[Dan709]

Hi all,

I am working on a simulation of a vertical axis wind turbine operating at low TSR and thus in the dynamic stall regime. I am using an overset region around each blade and polygonal elements everywhere.

I am having issues with getting the residuals of momentum in particular to drop in an expected manner - i.e. in the range of a 3 order of magnitude drop in a reasonable number of inner iterations. So far I've been primarily using the segregated flow solver, but the residual trend for both momentum quantities is often very irregular and oscillatory (continuity is fine and behaves as expected).

To try and solve the problem I've been doing some testing whereby I use the same model setup but look at a static airfoil case with an angle of attack of 15 degrees (see attached mesh image) and Reynolds of approximately 1.1E5. I am using 960 nodes on the airfoil with a thick boundary layer and my time-step should be sufficiently small, being the equivalent of 2000 steps/cycle under the turbine's operating conditions.

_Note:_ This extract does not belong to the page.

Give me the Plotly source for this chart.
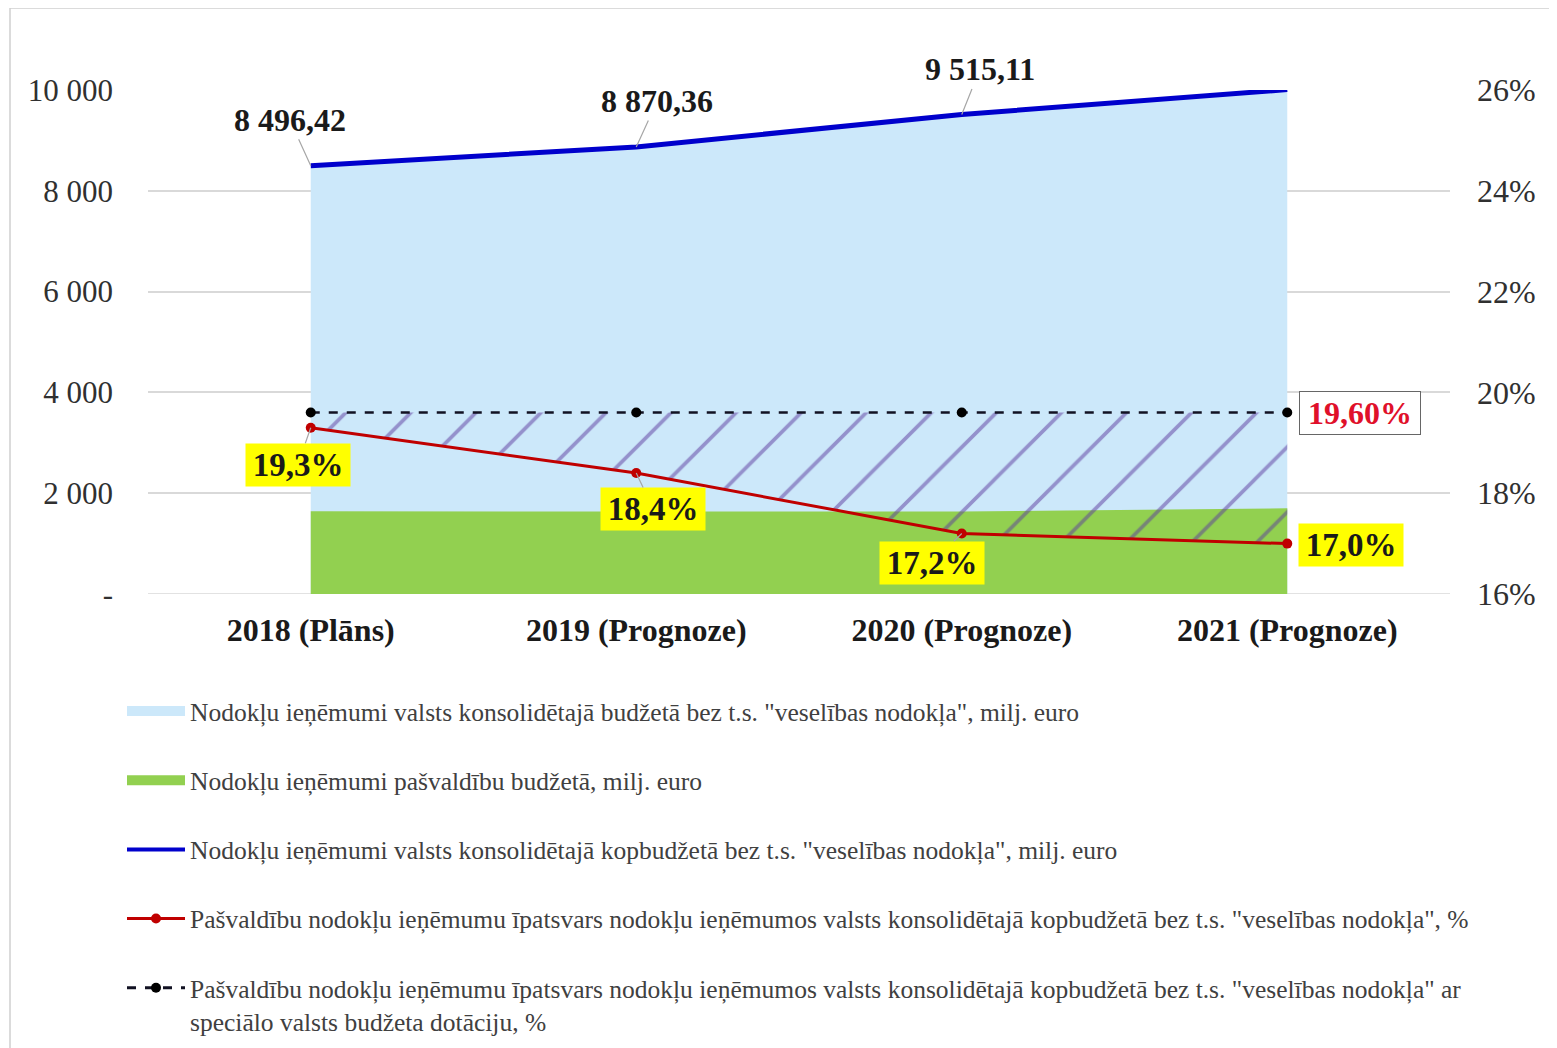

Under the exact same static setup, I've done a comparison between using the segregated flow solver and coupled implicit one. I've attached an example output of residuals from both of these (turbulent quantities are not displayed because they are always orders of magnitude smaller). Basically, the segregated solver can reach a low residual (say 1E-4), but this takes almost 100 inner iterations to accomplish. Conversely, the residuals of the coupled solver completely bottom out and flat-line after approximately 50 inner iterations (I set a maximum number of inner iterations of 200 here just to investigate).

As my mesh and time-step size should be sufficiently refined for this static airfoil case, I am trying to find the reason for this bizarre residual behaviour and am thinking that it may have something to do with the overset interpolation? But I am really not sure and very much welcome all suggestions.

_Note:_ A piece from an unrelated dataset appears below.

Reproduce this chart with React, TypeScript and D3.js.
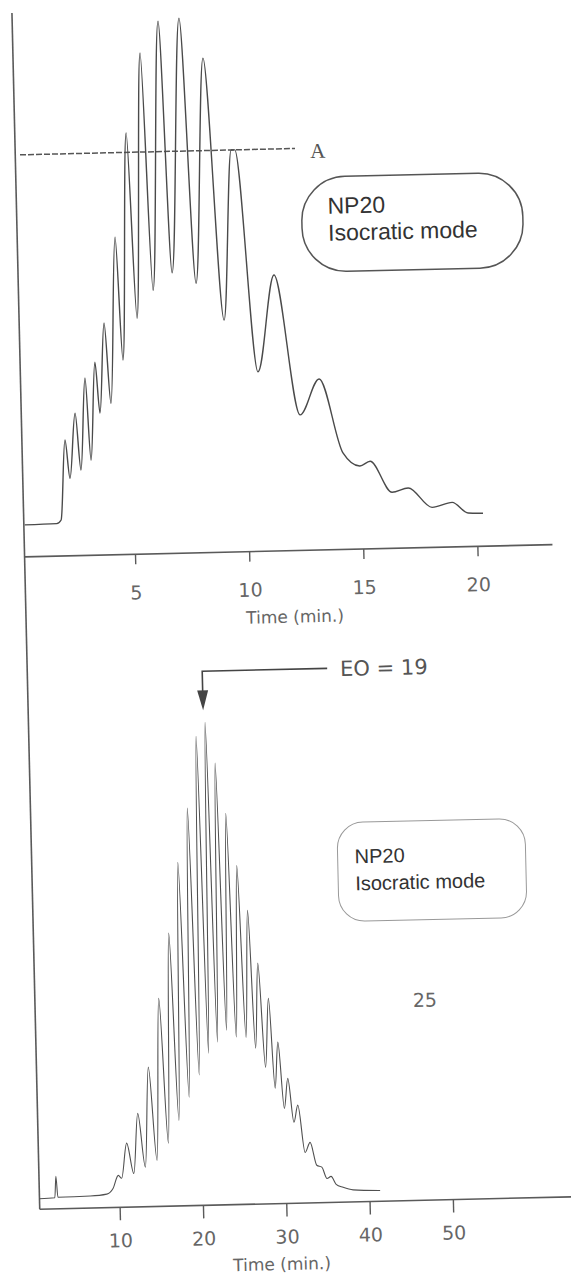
import { useEffect, useRef } from 'react';
import * as d3 from 'd3';

// Upper chromatogram: NP20, isocratic mode (time in min, signal in arbitrary units)
const topTime = [0.2, 1.6, 1.8, 2.05, 2.23, 2.52, 2.72, 2.99, 3.17, 3.44, 3.61, 3.88, 4.1, 4.45, 4.67, 5.04, 5.33, 5.73, 6.06, 6.55, 6.91, 7.47, 7.95, 8.48, 9.14, 9.62, 9.78, 10.57, 11.37, 12.37, 13.24, 14.21, 14.94, 15.39, 16.32, 17.03, 18.06, 18.94, 19.63, 20.28];
const topSignal = [0, 0.1, 0.8, 16.8, 9.1, 22.1, 10.7, 29.1, 12.6, 32.2, 22.0, 40.0, 23.9, 57.1, 32.5, 77.9, 40.8, 93.8, 46.3, 100.1, 49.7, 100.6, 47.5, 92.5, 40.0, 74, 74, 29.5, 48.8, 20.7, 27.8, 12.9, 10.2, 11.1, 4.8, 5.6, 1.6, 2.5, 0.3, 0.2];
const topTicks = [5, 10, 15, 20];
const levelA = 74; // dashed line "A"
const levelAStart = 0.37;
const levelAEnd = 12.42;

// Lower chromatogram: oligomer peaks resolved, EO = 19 marked
const botTime = [0.4, 2.25, 2.44, 2.62, 6.5, 8.5, 9.26, 9.93, 10.32,
  11.02, 11.8, 12.43, 13.2, 13.83, 14.62, 15.27, 16.03, 16.65, 17.36, 17.94, 18.65, 19.23, 19.92,
  20.48, 21.1, 21.6, 22.2, 22.69, 23.32, 23.83, 24.47, 25.0, 25.64, 26.17, 26.76, 27.25, 27.9,
  28.43, 28.99, 29.44, 30.04, 30.53, 31.15, 31.66, 32.41, 33.03, 33.77, 34.37, 34.96, 35.45,
  36.04, 36.87, 38.06, 41.3];
const botSignal = [0, 0.1, 4.4, 0.2, 0.3, 0.6, 1.7, 4.3, 3.7,
  10.7, 4.6, 16.6, 5.8, 25.8, 7.1, 39.5, 10.5, 52.5, 15.0, 66.6, 19.6, 77.4, 24.0,
  91.7, 28.3, 94.5, 30.5, 86.3, 32.8, 76.2, 31.4, 65.7, 31.3, 56.7, 29.1, 46.1, 25.2,
  39.0, 21.0, 30.2, 16.9, 22.9, 14.1, 17.5, 8.0, 10.0, 5.4, 5.0, 2.7, 3.1,
  1.5, 0.86, 0.3, 0.06];
const botTicks = [10, 20, 30, 40, 50];
const eoTime = 21.4;
const eoLabel = 'EO = 19';

const W = 571;
const H = 1280;
const SKEW = -1.33; // the scanned page is slightly rotated

export default function App() {
  const ref = useRef<SVGSVGElement>(null);

  useEffect(() => {
    if (!ref.current) return;
    const svg = d3.select(ref.current);
    svg.selectAll('*').remove();

    const g = svg.append('g').attr('transform', `rotate(${SKEW},12,15)`);

    const xTop = d3.scaleLinear().domain([0, 23]).range([8.3, 8.3 + 22.83 * 23]);
    const yTop = d3.scaleLinear().domain([0, 100]).range([525, 25]);
    const xBot = d3.scaleLinear().domain([0, 64]).range([8.6, 8.6 + 8.333 * 64]);
    const yBot = d3.scaleLinear().domain([0, 100]).range([1199, 699]);

    const axisColor = '#5a5a5a';
    const labelFont = '"DejaVu Sans", sans-serif';

    // shared y axis line (one long line through both panels)
    g.append('line')
      .attr('x1', 12).attr('x2', 12)
      .attr('y1', 13).attr('y2', 1209.5)
      .attr('stroke', axisColor).attr('stroke-width', 1.6);

    // ---- top panel ----
    const topAxisY = 557;
    g.append('line')
      .attr('x1', 12).attr('x2', 540)
      .attr('y1', topAxisY).attr('y2', topAxisY)
      .attr('stroke', axisColor).attr('stroke-width', 1.6);

    const axTop = g.append('g')
      .attr('transform', `translate(0,${topAxisY})`)
      .call(d3.axisBottom(xTop).tickValues(topTicks).tickSize(10).tickFormat(d3.format('d')));
    axTop.select('.domain').remove();
    axTop.selectAll('line').attr('stroke', axisColor).attr('stroke-width', 1.4);
    axTop.selectAll('text')
      .attr('y', 45).attr('dy', 0)
      .attr('fill', '#666')
      .style('font', `19px ${labelFont}`);

    g.append('text')
      .attr('x', 281).attr('y', 629)
      .attr('text-anchor', 'middle')
      .attr('fill', '#666')
      .style('font', `17px ${labelFont}`)
      .text('Time (min.)');

    // dashed level A
    g.append('line')
      .attr('x1', xTop(levelAStart)).attr('x2', xTop(levelAEnd))
      .attr('y1', yTop(levelA)).attr('y2', yTop(levelA))
      .attr('stroke', '#555').attr('stroke-width', 1.5)
      .attr('stroke-dasharray', '6,2');
    g.append('text')
      .attr('x', xTop(levelAEnd) + 15).attr('y', yTop(levelA) + 10)
      .attr('fill', '#555')
      .style('font', '21px "Liberation Serif", serif')
      .text('A');

    const lineTop = d3.line<number>()
      .x((d, i) => xTop(topTime[i]))
      .y(d => yTop(d))
      .curve(d3.curveMonotoneX);
    g.append('path')
      .attr('d', lineTop(topSignal))
      .attr('fill', 'none')
      .attr('stroke', '#4a4a4a')
      .attr('stroke-width', 1.4);

    // label box
    g.append('rect')
      .attr('x', 297).attr('y', 184).attr('width', 221).attr('height', 95)
      .attr('rx', 44).attr('ry', 44)
      .attr('fill', 'none').attr('stroke', '#555').attr('stroke-width', 1.5);
    const t1 = g.append('text')
      .attr('fill', '#333')
      .style('font', '23px "Liberation Sans", Arial, sans-serif');
    t1.append('tspan').attr('x', 323).attr('y', 221).text('NP20');
    t1.append('tspan').attr('x', 323).attr('y', 248).text('Isocratic mode');

    // ---- bottom panel ----
    const botAxisY = 1209.5;
    g.append('line')
      .attr('x1', 12).attr('x2', 560)
      .attr('y1', botAxisY).attr('y2', botAxisY)
      .attr('stroke', axisColor).attr('stroke-width', 1.6);

    const axBot = g.append('g')
      .attr('transform', `translate(0,${botAxisY})`)
      .call(d3.axisBottom(xBot).tickValues(botTicks).tickSize(13).tickFormat(d3.format('d')));
    axBot.select('.domain').remove();
    axBot.selectAll('line').attr('stroke', axisColor).attr('stroke-width', 1.4);
    axBot.selectAll('text')
      .attr('y', 40).attr('dy', 0)
      .attr('fill', '#666')
      .style('font', `19px ${labelFont}`);

    g.append('text')
      .attr('x', 253).attr('y', 1276)
      .attr('text-anchor', 'middle')
      .attr('fill', '#666')
      .style('font', `17px ${labelFont}`)
      .text('Time (min.)');

    const lineBot = d3.line<number>()
      .x((d, i) => xBot(botTime[i]))
      .y(d => yBot(d))
      .curve(d3.curveMonotoneX);
    g.append('path')
      .attr('d', lineBot(botSignal))
      .attr('fill', 'none')
      .attr('stroke', '#505050')
      .attr('stroke-width', 1.1);

    // EO = 19 arrow
    const ax = xBot(eoTime);
    const aTop = yBot(104.7);
    const aTip = yBot(96.9);
    g.append('path')
      .attr('d', `M${xBot(36.4)},${aTop}H${ax}V${aTip - 16}`)
      .attr('fill', 'none').attr('stroke', '#444').attr('stroke-width', 1.6);
    g.append('path')
      .attr('d', `M${ax - 5.5},${aTip - 20}L${ax + 5.5},${aTip - 20}L${ax},${aTip}Z`)
      .attr('fill', '#444');
    g.append('text')
      .attr('x', xBot(37.96)).attr('y', aTop + 8)
      .attr('fill', '#555')
      .style('font', `21px ${labelFont}`)
      .text(eoLabel);

    g.append('rect')
      .attr('x', 318).attr('y', 830).attr('width', 188).attr('height', 99)
      .attr('rx', 26).attr('ry', 26)
      .attr('fill', 'none').attr('stroke', '#999').attr('stroke-width', 1);
    const t2 = g.append('text')
      .attr('fill', '#333')
      .style('font', '20px "Liberation Sans", Arial, sans-serif');
    t2.append('tspan').attr('x', 335).attr('y', 871).text('NP20');
    t2.append('tspan').attr('x', 335).attr('y', 898).text('Isocratic mode');

    g.append('text')
      .attr('x', 402).attr('y', 1016)
      .attr('text-anchor', 'middle')
      .attr('fill', '#666')
      .style('font', `19px ${labelFont}`)
      .text('25');
  }, []);

  return (
    <svg
      ref={ref}
      width={W}
      height={H}
      style={{ position: 'absolute', left: 0, top: 0, background: '#fff' }}
    />
  );
}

As I imagine someone may propose, I do also monitor the instantaneous forces on the blades as a means of convergence during my actual full turbine simulations. However, having the residuals not converging within time-steps is unsettling and is definitely something I'd like to address.

Thanks for any help!

Cheers,
Dan

[me3840]

Why do you need to use overset for this? There's no way to do a sliding mesh?

Do the forces converge before the residuals drop that far?

I don't really see any issues with those residual curves, they're just slow. Have you turned the URFs up? If your mesh is good quality you should be able to increase them a lot over the default values.

[Dan709]

Quote:

Originally Posted by me3840

Why do you need to use overset for this? There's no way to do a sliding mesh?

Do the forces converge before the residuals drop that far?

I don't really see any issues with those residual curves, they're just slow. Have you turned the URFs up? If your mesh is good quality you should be able to increase them a lot over the default values.

Hi me3840,

Thanks for the reply, I appreciate it.

You are indeed correct in that I could just use a sliding mesh for this. I should have explained further: the traditional VAWT here is only the validation case for my project, the actual turbine I will be modelling uses a unique blade path trajectory and thus the overset meshing greatly simplifies the motion definition.

Since posting this I have managed to more or less fix the problem I believe (with the help of my post-doc friend ). Still using the Implicit Coupled model, we added in the Coupled Energy model option and changed the fluid model from Constant Density to Ideal Gas. Despite the fact that at this low of a Mach number compressibility effects are of course negligible, this change in model/solver formulation had a huge effect on the residuals trend (see attached plot). Now the residuals fall smoothly below to 1E-4 in 40-60 inner iterations, at which point the forces are also converged sufficiently.

I think the URFs are only applicable to the Segregated solver for pressure and velocity, and after this new discovery with the Coupled solver I'll be sticking with it for now. But thanks for the suggestion!

Cheers,
Dan

[me3840]

Still, 40-60 iterations per timestep is very slow. Turning on compressibility making the coupled solver easier to converge isn't much of a surprise, it lets the system be a little less stiff.

What CFL are you using for the solver?

[Dan709]

Quote:

Originally Posted by me3840

What CFL are you using for the solver?

If you're referring to using CFL to control the time-step of the transient run, I set my time-step directly as 7.7E-5 s, which is the time-step I use in my actual turbine simulations to provide me with 2000 steps per rotor cycle, or equivalently 0.18 degrees of rotor rotation per step.

I see in the Solvers->Coupled Implicit node within the STAR simulation tree there is a Courant Number field, and I have simply left this at the default of 50. Since I specify my time-step manually, I am not sure what this Courant Number specification actually does to be honest. Do you have an explanation?

Also, I should mention that the bottleneck on the number of inner iterations now seems to be the force convergence criteria, which I have set quite high for the time being at essentially 0.01% difference between successive inner iteration values. The continuity and momentum residual criteria of 1E-4 are usually satisfied 10-20 iterations before this.

Thanks for the help and discussion.

Cheers,
Dan